站在口上村南山顶上,面对战国赵南长城遗址,青石磷磷,苍老斑驳,委蛇走脊,引以远巅;俯瞰口上村大片地域,山上山下,郁郁葱葱,茫茫苍苍,波澜壮阔:禁不住古诗涌心,感慨万千。

一个村有一个村的地象气脉,有她的命运走势。村子一直在走,跟着时间的脚步在走,但她又不会盲目地走,她总喜欢既踏着前面的脚印,又走出一些自己的节奏来。所以,要真正认识一个村庄,则需要仔细阅读她的前世今生,不仅要读懂她的地域地貌、风土人情,还要读懂她的历史文化、精神传承……

口上村,更应如此。

口上,是原康镇的一个行政村。从林州市区出发,往西南,20多公里,几十分钟即可到达。

其实,从个人角度来说,口上村打小就吊在我心里了。幼时,邻家娶了个媳妇是口上的,我就很好奇,动不动就问:口上在哪儿啊?我娘说,口上啊,可山啦——从西华往西南,一直上,一直旋;一直旋,一直上——远望就像上了天;上天后,还不到呢,还要再往南走好几里……从此,那个「上了天」的口上村就时常在我心里晃荡着。

我娘所说的「山」,是方言,意即山区,含有山高、路远、偏僻、贫困之意。我家离口上也就十几里路,可几十年来,我就只是那么遥远地听闻着她,念叨着她,如同念叨一个古老的传说。

这次很有幸,跟随原康民间文艺采风团,于六月芒种时节,终与口上村得以相见。

来时的盘山路是新修的,平整得很,悠闲得很,在明晃晃的阳光下泛着油渍,乍一望像一条黑纹蟒甩动着身子使劲儿往山里钻。沿途的风景一层高过一层,且一层有一层的个性,谁也不稀罕跟别的一样,这样一来眼睛就不够用了,几十公里的山路似乎也缩短了很多。

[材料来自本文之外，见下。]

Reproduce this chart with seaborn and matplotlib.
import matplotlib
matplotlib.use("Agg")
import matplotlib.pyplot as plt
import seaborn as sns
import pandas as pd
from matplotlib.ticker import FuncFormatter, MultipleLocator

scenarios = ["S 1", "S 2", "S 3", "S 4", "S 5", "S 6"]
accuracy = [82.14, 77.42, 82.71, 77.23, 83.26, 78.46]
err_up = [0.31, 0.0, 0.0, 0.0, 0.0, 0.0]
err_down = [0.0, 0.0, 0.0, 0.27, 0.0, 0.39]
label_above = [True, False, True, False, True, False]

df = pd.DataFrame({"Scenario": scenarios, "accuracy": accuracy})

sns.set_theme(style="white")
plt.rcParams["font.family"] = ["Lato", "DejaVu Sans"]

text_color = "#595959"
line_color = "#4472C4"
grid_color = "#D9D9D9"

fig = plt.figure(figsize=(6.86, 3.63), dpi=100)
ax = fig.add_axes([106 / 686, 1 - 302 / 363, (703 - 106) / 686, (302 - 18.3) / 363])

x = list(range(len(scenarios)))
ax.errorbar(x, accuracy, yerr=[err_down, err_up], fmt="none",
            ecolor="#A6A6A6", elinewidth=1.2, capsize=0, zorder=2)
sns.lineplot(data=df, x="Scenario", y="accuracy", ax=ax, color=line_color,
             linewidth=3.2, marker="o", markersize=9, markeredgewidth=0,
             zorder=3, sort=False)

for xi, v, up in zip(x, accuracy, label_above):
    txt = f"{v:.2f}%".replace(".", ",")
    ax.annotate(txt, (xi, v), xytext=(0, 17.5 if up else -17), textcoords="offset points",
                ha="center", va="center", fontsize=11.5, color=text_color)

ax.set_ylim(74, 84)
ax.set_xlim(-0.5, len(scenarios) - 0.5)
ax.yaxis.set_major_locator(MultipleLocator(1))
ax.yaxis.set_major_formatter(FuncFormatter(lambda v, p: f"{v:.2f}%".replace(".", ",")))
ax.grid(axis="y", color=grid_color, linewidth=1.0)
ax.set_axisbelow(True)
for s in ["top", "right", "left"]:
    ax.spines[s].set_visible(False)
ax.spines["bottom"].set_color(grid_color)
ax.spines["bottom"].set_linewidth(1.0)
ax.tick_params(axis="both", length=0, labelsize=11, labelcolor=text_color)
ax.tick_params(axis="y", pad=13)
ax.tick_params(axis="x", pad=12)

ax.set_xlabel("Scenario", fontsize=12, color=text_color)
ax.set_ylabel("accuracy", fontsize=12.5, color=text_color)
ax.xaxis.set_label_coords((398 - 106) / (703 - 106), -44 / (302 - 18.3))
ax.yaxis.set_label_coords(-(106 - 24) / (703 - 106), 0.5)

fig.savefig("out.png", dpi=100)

穿过石家庄,东指着一个高山头惊喊「柏尖山」之后不久,车就忽然停了,原来已达口上村村委会大门之前。

驻足环顾,四周皆馒头似的山,或高或矮,既独立,又连接,手拉着手,肩并着肩,围成一个圆,只在来时的北方留了一个小口。于是,这周围远远近近的屋舍、田地、路、人便被抱在了一个小盆地之内。山,明显成了母亲;其他,都成了孩子。这第一感觉,就打破了根深蒂固的幼时印象,口上不山啊;不但不「山」,还很有些「温婉」。是的,身旁已有人在评说:这里的山都不陡峭,很平缓,脉气好啊——此言正合吾心:环山和善温暖,此地福乐祥欢。

抬首东看,戏台前脸上五个红字赫然入眼,正启唇要读「祭(ji)公口剧院」时,恰有人高声念——「祭(zhai)公口剧院」!

于是大惊。

于是仰听——东汉祭公的故事波涛汹涌般卷到了面前。

祭公是谁?祭遵也,刘秀手下的一员猛将。生也守此,死也葬此。东墙外的土墓就是证据。土墓堆耸,直径五米,其上松柏森森,杂木缠生。揪着韧蔓,拽着硬枝,曲身上去,顿觉古风悠悠,凉气习习,浩然正气扑面而来。是的,人贤美名远,堪比日月长。祭公生是骁将,奉侍刘主;死化忠魂,护佑百姓。真乃克己奉公。忠如此,贤如此,必会流芳百世,惠影后人。时愈久,树愈茂,墓愈高,人愈念,村愈名。「口上」原名就叫「祭公口」,如此这般,口上村肯定是沾了祭公的光了。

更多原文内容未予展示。